**Dataset section**
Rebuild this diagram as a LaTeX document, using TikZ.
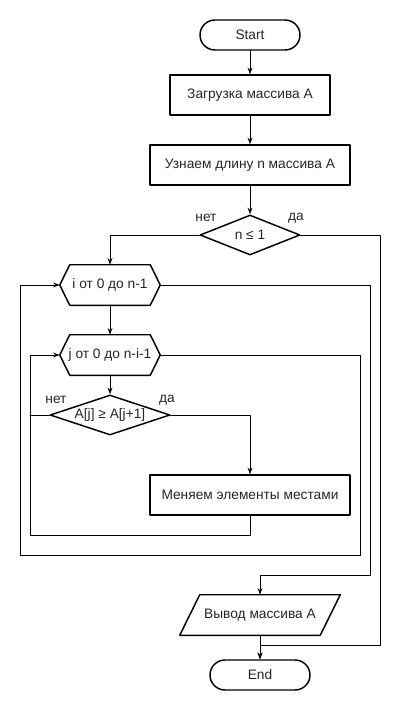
\documentclass[tikz,border=0pt]{standalone}
\usepackage{fontspec}
\setmainfont{Liberation Sans}
\usetikzlibrary{shapes.geometric,arrows.meta,calc}
\begin{document}
\begin{tikzpicture}[line cap=round,line join=round,x=0.75pt,y=-0.75pt,>={Stealth[length=5pt,width=3.6pt]},
 font=\fontsize{10.3}{12}\selectfont, text=black!85,
 shp/.style={line width=1.1pt},
 termbox/.style={shp,draw,rectangle,rounded corners=11.25pt,minimum width=75pt,minimum height=22.5pt},
 procbox/.style={shp,draw,rectangle,minimum height=30pt},
 condbox/.style={shp,draw,diamond,inner sep=0pt,minimum height=30pt},
 plainbox/.style={minimum height=30pt,inner sep=0pt},
 conn/.style={line width=0.75pt}]
 \fill[white] (0,0) rectangle (400,710);
 \useasboundingbox (0,0) rectangle (400,710);
 \node[termbox] (st) at (250,35) {Start};
 \node[procbox,minimum width=120pt] (ld) at (250,95) {Загрузка массива А};
 \node[procbox,minimum width=150pt] (len) at (250,165) {Узнаем длину n массива А};
 \node[condbox,aspect=2.5,minimum width=75pt] (cnd) at (250,235) {n ≤ 1};
 \node[plainbox,minimum width=75pt] (li) at (110,285) {i от 0 до n-1};
 \node[plainbox,minimum width=75pt] (lj) at (110,355) {j от 0 до n-i-1};
 \node[condbox,aspect=3,minimum width=90pt] (cmp) at (110,415) {A[j] ≥ A[j+1]};
 \node[procbox,minimum width=150pt] (sw) at (250,495) {Меняем элементы местами};
 \node[plainbox,minimum width=120pt] (out) at (260,615) {Вывод массива А};
 \node[termbox] (en) at (260,675) {End};
 % loops and output
 \foreach \h in {li,lj}
  \draw[shp] (\h.west) -- ($(\h.north west)+(10,0)$) -- ($(\h.north east)+(-10,0)$) -- (\h.east)
   -- ($(\h.south east)+(-10,0)$) -- ($(\h.south west)+(10,0)$) -- cycle;
 \draw[shp] ($(out.north west)+(20,0)$) -- (out.north east) -- ($(out.south east)+(-20,0)$) -- (out.south west) -- cycle;
 \node at (206,218) {нет};
 \node at (296,218) {да};
 \node at (56,400) {нет};
 \node at (167,400) {да};
 \coordinate (r1) at (380,645);
 \coordinate (r2) at (370,575);
 \coordinate (r3) at (360,555);
 \coordinate (r4) at (20,555);
 \coordinate (r5) at (30,535);
 \draw[conn,->] (st) -- (ld);
 \draw[conn,->] (ld) -- (len);
 \draw[conn,->] (len) -- (cnd);
 \draw[conn,->] (cnd.west) -| (li.north);
 \draw[conn,->] (cnd.east) -| (r1) -| (en.north);
 \draw[conn,->] (li.south) -- (lj.north);
 \draw[conn,->] (li.east) -| (r2) -| (out.north);
 \draw[conn,->] (lj.south) -- (cmp.north);
 \draw[conn,->] (lj.east) -| (r3) -- (r4) |- (li.west);
 \draw[conn,->] (cmp.east) -| (sw.north);
 \draw[conn,->] (sw.south) |- (r5) |- (lj.west);
 \draw[conn] (cmp.west) -- (cmp.west -| r5);
 \draw[conn,->] (out.south) -- (en.north);
\end{tikzpicture}
\end{document}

**What is required**
Do not copy the pictures, but repeat every line exactly.

**Answer**
Rebuild this diagram as a LaTeX document, using TikZ.
\documentclass[tikz,border=0pt]{standalone}
\usepackage{fontspec}
\setmainfont{Liberation Sans}
\usetikzlibrary{shapes.geometric,arrows.meta,calc}
\begin{document}
\begin{tikzpicture}[line cap=round,line join=round,x=0.75pt,y=-0.75pt,>={Stealth[length=5pt,width=3.6pt]},
 font=\fontsize{10.3}{12}\selectfont, text=black!85,
 shp/.style={line width=1.1pt},
 termbox/.style={shp,draw,rectangle,rounded corners=11.25pt,minimum width=75pt,minimum height=22.5pt},
 procbox/.style={shp,draw,rectangle,minimum height=30pt},
 condbox/.style={shp,draw,diamond,inner sep=0pt,minimum height=30pt},
 plainbox/.style={minimum height=30pt,inner sep=0pt},
 conn/.style={line width=0.75pt}]
 \fill[white] (0,0) rectangle (400,710);
 \useasboundingbox (0,0) rectangle (400,710);
 \node[termbox] (st) at (250,35) {Start};
 \node[procbox,minimum width=120pt] (ld) at (250,95) {Загрузка массива А};
 \node[procbox,minimum width=150pt] (len) at (250,165) {Узнаем длину n массива А};
 \node[condbox,aspect=2.5,minimum width=75pt] (cnd) at (250,235) {n ≤ 1};
 \node[plainbox,minimum width=75pt] (li) at (110,285) {i от 0 до n-1};
 \node[plainbox,minimum width=75pt] (lj) at (110,355) {j от 0 до n-i-1};
 \node[condbox,aspect=3,minimum width=90pt] (cmp) at (110,415) {A[j] ≥ A[j+1]};
 \node[procbox,minimum width=150pt] (sw) at (250,495) {Меняем элементы местами};
 \node[plainbox,minimum width=120pt] (out) at (260,615) {Вывод массива А};
 \node[termbox] (en) at (260,675) {End};
 % loops and output
 \foreach \h in {li,lj}
  \draw[shp] (\h.west) -- ($(\h.north west)+(10,0)$) -- ($(\h.north east)+(-10,0)$) -- (\h.east)
   -- ($(\h.south east)+(-10,0)$) -- ($(\h.south west)+(10,0)$) -- cycle;
 \draw[shp] ($(out.north west)+(20,0)$) -- (out.north east) -- ($(out.south east)+(-20,0)$) -- (out.south west) -- cycle;
 \node at (206,218) {нет};
 \node at (296,218) {да};
 \node at (56,400) {нет};
 \node at (167,400) {да};
 \coordinate (r1) at (380,645);
 \coordinate (r2) at (370,575);
 \coordinate (r3) at (360,555);
 \coordinate (r4) at (20,555);
 \coordinate (r5) at (30,535);
 \draw[conn,->] (st) -- (ld);
 \draw[conn,->] (ld) -- (len);
 \draw[conn,->] (len) -- (cnd);
 \draw[conn,->] (cnd.west) -| (li.north);
 \draw[conn,->] (cnd.east) -| (r1) -| (en.north);
 \draw[conn,->] (li.south) -- (lj.north);
 \draw[conn,->] (li.east) -| (r2) -| (out.north);
 \draw[conn,->] (lj.south) -- (cmp.north);
 \draw[conn,->] (lj.east) -| (r3) -- (r4) |- (li.west);
 \draw[conn,->] (cmp.east) -| (sw.north);
 \draw[conn,->] (sw.south) |- (r5) |- (lj.west);
 \draw[conn] (cmp.west) -- (cmp.west -| r5);
 \draw[conn,->] (out.south) -- (en.north);
\end{tikzpicture}
\end{document}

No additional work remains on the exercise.